Escuchar artículo
|
Decirles “micro machismos” los hace sonar diminutos, como si no fueran casi relevantes, como si no pensáramos en ello una y otra vez después de que sucede. Decirles “micro machismos” los hace sonar como si no fueran rutinarios, como si no fueran del día a día, como si fueran especiales, cuando en realidad suceden cada vez que salimos de la casa, en el sector privado, en el sector público, en la calle, en centros comerciales, en debates, en la ONU y en el gobierno. Como si al final del día no fueran determinantes en las decisiones de las mujeres.
Les hemos llamado así para explicar este fenómeno en el que el machismo no mata, no viola ni pega, pero sí que amordaza.
“Niña,” le llaman a una mujer hecha y derecha, “muchacha,” a una mujer profesional. “Jugetona,” le llaman a una mujer para ellos desconocida, quien modera un debate de candidatos a la Alcaldía de Medellín. Y los demás se ríen.
A una candidata al congreso la codean al frente de una multitud, quitándola del centro de las cámaras. Me dicen que hablo muy duro, cuando mis amigos hablan de la misma manera. Se dice que soy complicada porque soy feminista, aunque tengo mis creencias, así como cualquier persona.
Nos silban en la calle, así solo se vea la piel de nuestro tobillo porque el jean se nos levanta un poco al caminar. O también lo hacen si en los calores de Medellín nos ponemos unos shorts. Nos pasan por al lado y con aliento a cigarrillo nos dicen que estamos muy buenas, “qué teticas tan ricas,” o “que rico esa boquita.” Personas desconocidas, hombres de nuestra edad o que han celebrado el triple de cumpleaños que nosotras, nos miran de arriba para abajo, como si la calle, que es pública, fuera su showroom de mujeres.
Desde que tenemos memoria, hemos aprendido a cambiarnos de acera cuando vemos a un hombre con esa mirada particular que también hemos aprendido a reconocer, pero que es imposible de describir. Hemos aprendido que decir que queremos ser madres es una condena para nuestra vida profesional, aunque seamos las mejores en nuestro campo.
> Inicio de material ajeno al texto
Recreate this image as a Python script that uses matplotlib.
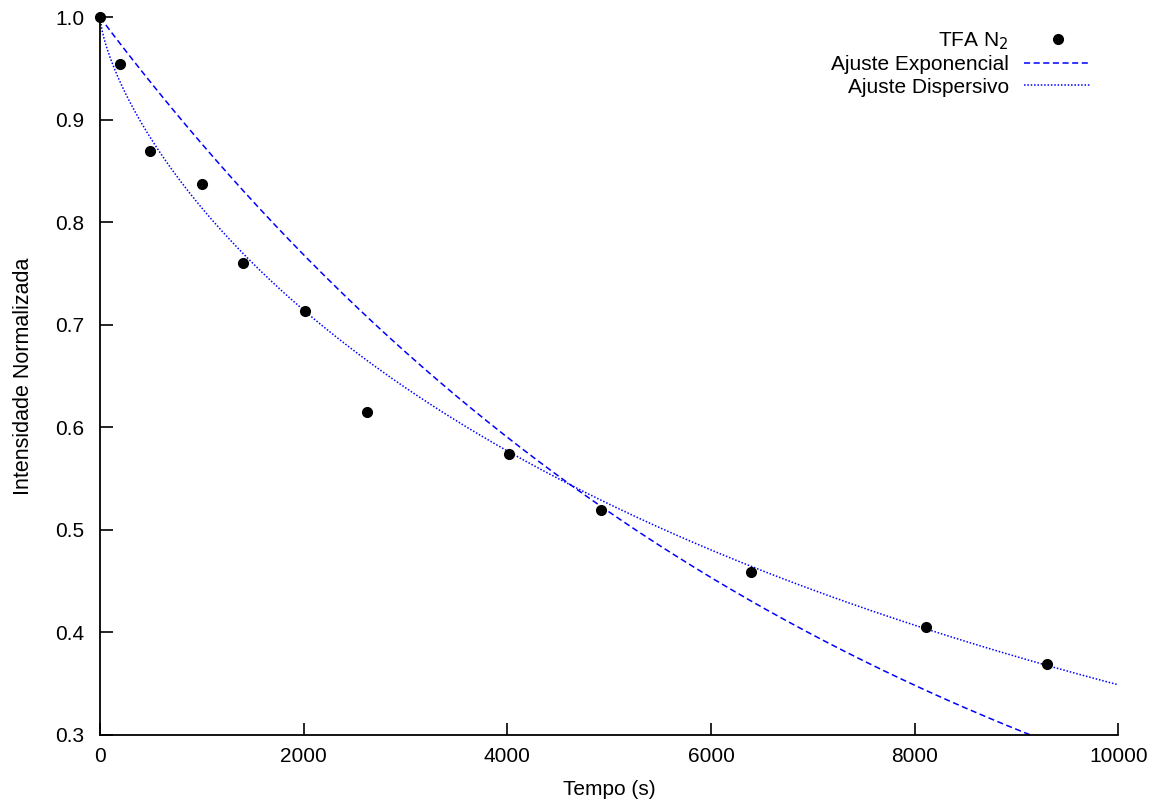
import matplotlib
matplotlib.use('Agg')
import matplotlib.pyplot as plt
import numpy as np

plt.rcParams['font.family'] = ['Liberation Sans', 'DejaVu Sans']

# measured points (TFA in N2)
tempo = [0, 195, 495, 1000, 1400, 2010, 2625, 4020, 4920, 6390, 8110, 9300]
intensidade = [1.0, 0.954, 0.870, 0.837, 0.760, 0.714, 0.615, 0.574, 0.519, 0.459, 0.405, 0.369]

# fit parameters
tau_exp = 7590.0
tau_disp = 9300.0
beta_disp = 0.709

t = np.linspace(0, 10000, 500)
ajuste_exp = np.exp(-t / tau_exp)
ajuste_disp = np.exp(-(t / tau_disp) ** beta_disp)

fs = 15

fig = plt.figure(figsize=(11.63, 8.09), dpi=100)
ax = fig.add_axes([100 / 1163, 74 / 809, 1018.3 / 1163, 717.7 / 809])

ax.plot(tempo, intensidade, 'o', color='black', markersize=7, clip_on=False,
        zorder=3, label='TFA N$_2$')
ax.plot(t, ajuste_exp, color='#0000ff', lw=1.1, dashes=(4, 2.3),
        label='Ajuste Exponencial')
ax.plot(t, ajuste_disp, color='#0000ff', lw=1.1, dashes=(1, 1.2),
        label='Ajuste Dispersivo')

ax.set_xlim(0, 10000)
ax.set_ylim(0.3, 1.0)
ax.set_xticks([0, 2000, 4000, 6000, 8000, 10000])
ax.set_yticks([0.3, 0.4, 0.5, 0.6, 0.7, 0.8, 0.9, 1.0])
ax.set_yticklabels(['0.3', '0.4', '0.5', '0.6', '0.7', '0.8', '0.9', '1.0'])
ax.tick_params(direction='in', length=9, width=1.2, labelsize=fs, pad=11)
ax.tick_params(axis='x', pad=9)
for side in ['top', 'right']:
    ax.spines[side].set_visible(False)
for side in ['left', 'bottom']:
    ax.spines[side].set_linewidth(1.3)

ax.set_xlabel('Tempo (s)', fontsize=fs, labelpad=10)
ax.set_ylabel('Intensidade Normalizada', fontsize=fs + 0.5)
ax.yaxis.set_label_coords(-66 / 1018.3, 0.5)

leg = ax.legend(loc='upper right', bbox_to_anchor=(1091 / 1163, 1 - 30 / 809),
                bbox_transform=fig.transFigure, frameon=False, markerfirst=False,
                fontsize=fs, handlelength=3.2, handletextpad=0.75,
                borderpad=0, borderaxespad=0, labelspacing=0.17)

fig.savefig('out.png', dpi=100)
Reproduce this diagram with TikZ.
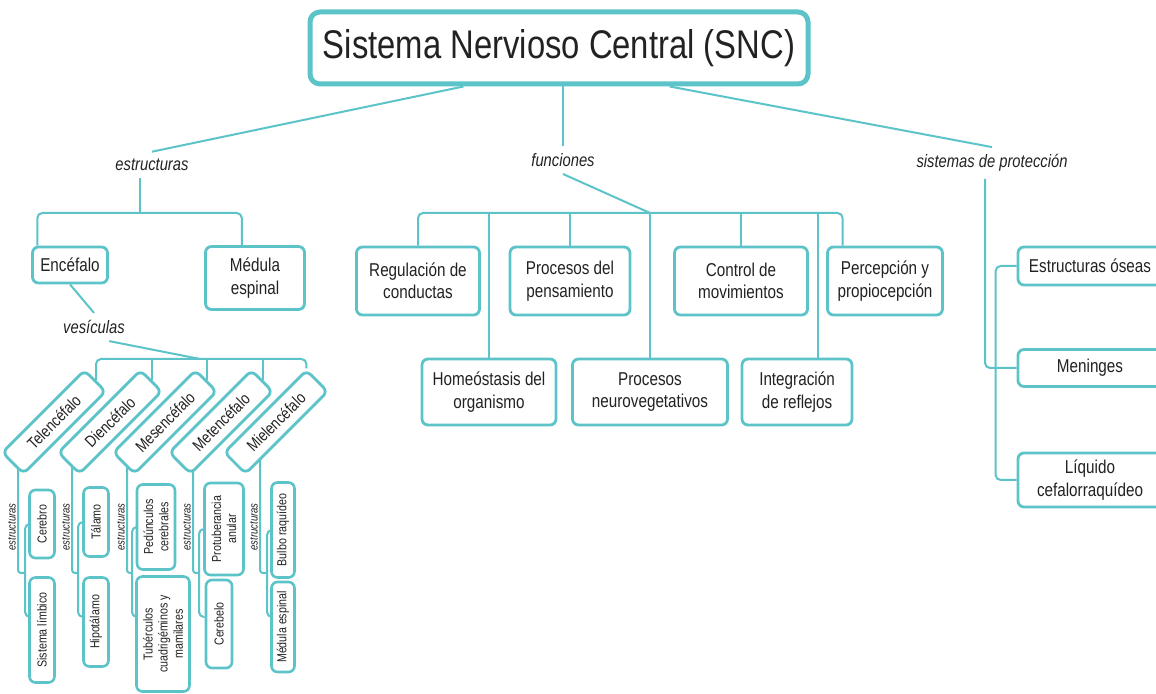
\documentclass[tikz,border=0pt]{standalone}
\usepackage{fontspec}
\setmainfont{Liberation Sans}[FakeStretch=0.82]
\usetikzlibrary{calc, backgrounds}
\definecolor{mapteal}{RGB}{92,196,201}
\definecolor{maptext}{RGB}{34,34,34}
\tikzset{
	box/.style={draw=mapteal, line width=1.4pt, rounded corners=3pt, fill=white, align=center,
		text=maptext, inner sep=1pt, font=\fontsize{9.3}{11.2}\selectfont},
	vbox/.style={box, rotate=45, minimum width=58pt, minimum height=15pt, font=\fontsize{8.2}{9}\selectfont},
	sbox/.style={box, rotate=90, line width=1.3pt, font=\fontsize{6.5}{7.6}\selectfont},
	lbl/.style={text=maptext, inner sep=3.5pt, font=\fontsize{9}{10}\selectfont\itshape},
	slbl/.style={text=maptext, inner sep=0pt, rotate=90, font=\fontsize{5.8}{6}\selectfont\itshape},
	link/.style={draw=mapteal, line width=1pt},
}

\begin{document}
\begin{tikzpicture}[x=0.5pt, y=-0.5pt]
		\useasboundingbox (0,0) rectangle (1156,694);
		\clip (0,0) rectangle (1156,694);
		
		%Title and branch labels
		\node[box, line width=2.5pt, rounded corners=5pt, minimum width=249pt, minimum height=36pt,
		font=\fontsize{20}{24}\selectfont] (snc) at (559,48) {Sistema Nervioso Central (SNC)};
		\node[lbl] (est) at (152,165) {estructuras};
		\node[lbl] (fun) at (563,160) {funciones};
		\node[lbl] (pro) at (992,163) {sistemas de protección};
		
		%Estructuras
		\node[box, minimum width=37.5pt, minimum height=18pt] (enc) at (70,265) {Encéfalo};
		\node[box, minimum width=49.5pt, minimum height=31.5pt] (med) at (255,278) {Médula\\espinal};
		\node[lbl] (ves) at (94,327) {vesículas};
		
		%Vesiculas
		\foreach \n/\t/\x in {tel/Telencéfalo/54, die/Diencéfalo/110, mes/Mesencéfalo/165,
			met/Metencéfalo/221, mie/Mielencéfalo/276}
		\node[vbox] (\n) at (\x,422) {\t};
		\foreach \n/\px in {tel/18, die/72, mes/127, met/193, mie/260}
		\node[slbl] (e\n) at (\px-6,527) {estructuras};
		
		\node[sbox, minimum width=34pt, minimum height=12.5pt] (cer) at (42,524) {Cerebro};
		\node[sbox, minimum width=52.5pt, minimum height=12.5pt] (lim) at (42,630) {Sistema límbico};
		\node[sbox, minimum width=34.5pt, minimum height=12.5pt] (tal) at (96,522) {Tálamo};
		\node[sbox, minimum width=44.5pt, minimum height=12.5pt] (hip) at (96,622) {Hipotálamo};
		\node[sbox, minimum width=42.5pt, minimum height=19pt] (ped) at (156,527) {Pedúnculos\\cerebrales};
		\node[sbox, minimum width=57.5pt, minimum height=26.5pt] (tub) at (163,634) {Tubérculos\\cuadrigéminos y\\mamilares};
		\node[sbox, minimum width=46pt, minimum height=19.5pt] (pru) at (224,529) {Protuberancia\\anular};
		\node[sbox, minimum width=44pt, minimum height=13pt] (cbl) at (219,624) {Cerebelo};
		\node[sbox, minimum width=47.5pt, minimum height=11.5pt] (bul) at (283,530) {Bulbo raquídeo};
		\node[sbox, minimum width=45pt, minimum height=11.5pt] (mee) at (283,627) {Médula espinal};
		
		%Funciones
		\node[box, minimum width=61.5pt, minimum height=34pt] (reg) at (418,281) {Regulación de\\conductas};
		\node[box, minimum width=60pt, minimum height=34pt] (pen) at (570,281) {Procesos del\\pensamiento};
		\node[box, minimum width=66.5pt, minimum height=34pt] (con) at (741,281) {Control de\\movimientos};
		\node[box, minimum width=57.5pt, minimum height=34pt] (per) at (885,281) {Percepción y\\propiocepción};
		\node[box, minimum width=67pt, minimum height=33pt] (hom) at (489,392) {Homeóstasis del\\organismo};
		\node[box, minimum width=77.5pt, minimum height=33pt] (neu) at (650,392) {Procesos\\neurovegetativos};
		\node[box, minimum width=55pt, minimum height=33pt] (int) at (797,392) {Integración\\de reflejos};
		
		%Sistemas de proteccion
		\node[box, minimum width=72pt, minimum height=19pt] (oss) at (1090,266) {Estructuras óseas};
		\node[box, minimum width=72pt, minimum height=18.5pt] (men) at (1090,368) {Meninges};
		\node[box, minimum width=72pt, minimum height=27pt] (liq) at (1090,480) {Líquido\\cefalorraquídeo};
		
		%Connectors
		\begin{pgfonlayer}{background}
			\fill[white] (0,0) rectangle (1156,694);
			\draw[link] ($(snc.south west)!0.31!(snc.south east)$) -- (est.north);
			\draw[link] (snc.south -| fun.north) -- (fun.north);
			\draw[link] ($(snc.south west)!0.72!(snc.south east)$) -- (pro.north);
			
			\coordinate (ej) at (140,213);
			\draw[link] (ej |- est.south) -- (ej);
			\draw[link, rounded corners=2.5pt] ($(enc.north west)!0.08!(enc.north east)$) |- (ej)
			-| ($(med.north west)!0.37!(med.north east)$);
			\draw[link] (enc.south) -- (ves.north);
			
			\coordinate (vj) at (200,359);
			\draw[link] ($(ves.south)!0.4!(ves.south east)$) -- (vj);
			\draw[link, rounded corners=2.5pt] (tel.east) |- (vj) -| (mie.north east);
			\foreach \n in {die,mes,met}
			\draw[link] (\n.east |- vj) -- (\n.east);
			
			\foreach \n/\x/\px/\bx/\a/\b in {tel/54/18/25/cer/lim, die/110/72/78/tal/hip,
				mes/165/127/132/ped/tub, met/221/193/199/pru/cbl, mie/276/260/267/bul/mee}{
				\draw[link, rounded corners=1.5pt] (\px,422+\x-\px) |- (\bx,573);
				\draw[link, rounded corners=2.5pt] (\a.north) -| (\bx,617) -- (\b.north |- \bx,617);
			}
			
			\coordinate (fj) at (650,213);
			\coordinate (intx) at ($(int.north west)!0.69!(int.north east)$);
			\draw[link] (fun.south) -- (fj);
			\draw[link, rounded corners=2.5pt] (reg.north) |- (fj) -| ($(per.north west)!0.14!(per.north east)$);
			\foreach \n in {hom,pen,neu,con}
			\draw[link] (\n.north |- fj) -- (\n.north);
			\draw[link] (intx |- fj) -- (intx);
			
			\draw[link, rounded corners=2.5pt] (pro.south) ++(-7,0) |- (men.west);
			\draw[link, rounded corners=2.5pt] (oss.west) -- ++(-21,0) |- (liq.west);
		\end{pgfonlayer}
		
\end{tikzpicture}
\end{document}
Que los abusos se callan, y cuando hablamos sobre éstos, nos cuestionan al preguntar si realmente fue un abuso de poder o si es que simplemente ellos tienen derecho a hacer con sus empleadas y subordinadas lo que plazcan.
No queremos ofender, porque eso es lo último que una mujer con clase hace, entonces vamos a citas con hombres que no nos gustan, nos aguantamos las pataletas de celos de cuanto novio tengamos porque salimos a comer con nuestros amigos, y nos entregamos del todo porque nos metieron el cuento de que nosotras no somos propias, que tenemos que ser compartidas con alguien más para estar enteras.
“Yo sí creo que las mujeres pueden trabajar, pero es la responsabilidad del hombre ser el proveedor principal en la casa,” o “a las empresas les va mal si contratan mujeres porque pueden quedar en embarazo,” son algunos de los comentarios que he escuchado recientemente. “¿Quién es el hombre de la relación?” preguntan cuando una mujer tiene novia o esposa.
También se burlan de nosotras cuando no nos reímos con los chistes machistas. “Es que no saben de humor,” dicen. “Ya no se puede hacer chistes porque las feministas se ponen bravitas.” Y sí. ¿Por qué hacer chistes de una mujer que ni conocen, de una lucha centenaria por la equidad entre los seres humanos? ¿Por qué burlarse del dolor ajeno, de situaciones que realmente sí afectan la vida de las mujeres? ¿Eso qué tiene de chistoso?
Aunque pareciera delgada, la línea entre el humor y el machismo es clara, es contundente. No, no me reiré con los chistes machistas de un hombre que no conozco, que no me conoce, y que lo único que tiene para decir sobre la igualdad de género es que las feministas somos unas “feminazis.” Tampoco me voy a reír por incomodidad, ya superé este mecanismo de aguante hace mucho tiempo, y jamás volveré a validar este comportamiento al permanecer callada.
Estas formas de machismo, que son tan normalizadas e invisibles para muchos (y muchas), duelen. Realmente pesan, nos hacen cuestionar si sí deberíamos tener aspiraciones tan grandes, si deberíamos simplemente aceptar nuestra posición en el mundo. Nos hacen pensar si al fin sí es verdad que lo único que tenemos por aportarle al mundo yace en nuestro físico. Si deberíamos cambiar nuestra forma de vestir, nuestra forma de hablar, nuestras creencias, nuestros deseos, para no tener que seguir enfrentando el peso de sentir que somos diferentes, que somos demasiado o muy poco, que somos menos.